I’m also loading 34 rounds of Hornady 178gr BTHP Match over 43.5gr of Varget. We’ll see what the tuner can do.
 
I had a tuner on my .22LR Rimfire Benchrest rifle and it "seemed" to work. I used tested lots of very expensive ammo and had difficulty actually obtaining a case lot of ammo samples that tested best. In fact, I once tested samples of 5 lots of ammo from a nationwide dealer within a day of when I obtained them and called with my top three choices when I arrived home and the company was completely OUT of all of them!!! It wasn't much later than that, I quit shooting that game. Before I quit, during one match, I fired three targets, scoring 100, 100, and 99. I figured that would never happen again, so I hung it up and sold my heavy .22LR benchrest rifle to a buddy.
 
How tuners work....

Barrel vibrations start before the bullet reaches the muzzle. The muzzle traces out some kind of arc, the shape of the arc probably being a little different from rifle to rifle. In most cases, I think the arc is an ellipse. The function of the tuner is to adjust the natural vibration frequency of the barrel "whip", so that bullets exit at an optimum point on the arc.

When the muzzle is on the side of the ellipse, it is moving fairly fast, and a small difference in when the bullet exits the muzzle will make a big difference in where the bullet lands. When the muzzle is on the end of the ellipse, it is moving slowly and a small difference in when the bullet exits will make very little difference in where the bullet lands. When adjusted to this point, the result is "robust". That means that small changes in charge, temperature, etc., usually make little difference.

"Barrel harmonics" is a misnomer. Resonant frequency is probably a better term. That is the frequency at which the barrel naturally vibrates. Barrel harmonics is probably a corruption of harmonic motion, which simply means motion that repeats itself. A harmonic of a frequency is an exact multiple of the resonant frequency.

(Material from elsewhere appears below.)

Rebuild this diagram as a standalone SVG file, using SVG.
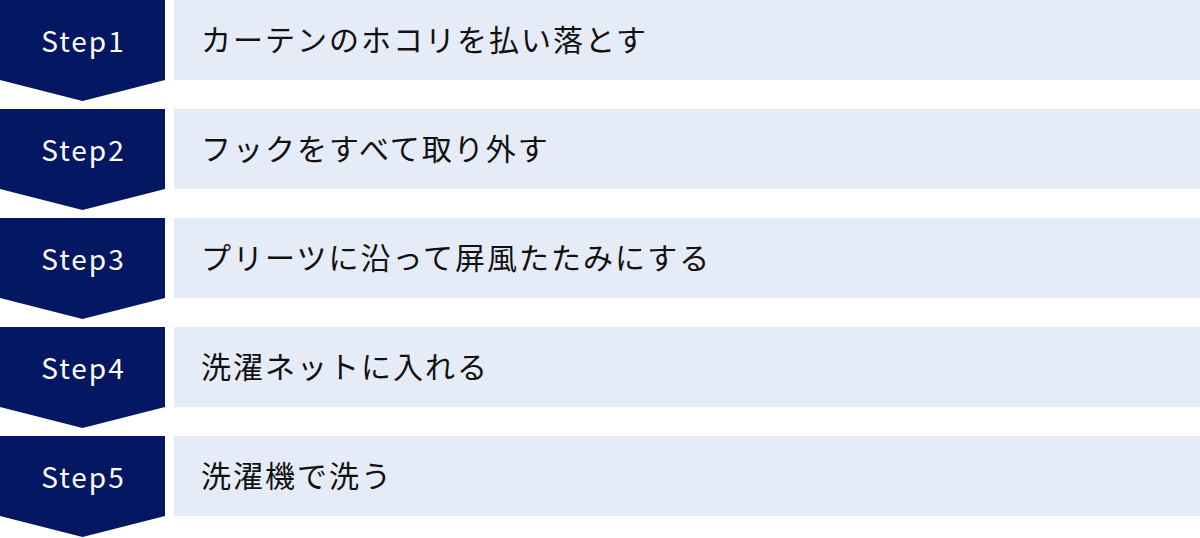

Just putting a weight on the end of a barrel will tend to reduce barrel whip, as will putting vibration damping material in the barrel channel. Barrel tuning devices work a little better, but are very hard to set up correctly. Probably the best method is one of the ladder methods. The smallest groups tend to occur when the center of the group has moved as far as it is going to, and is ready to start back toward the starting point.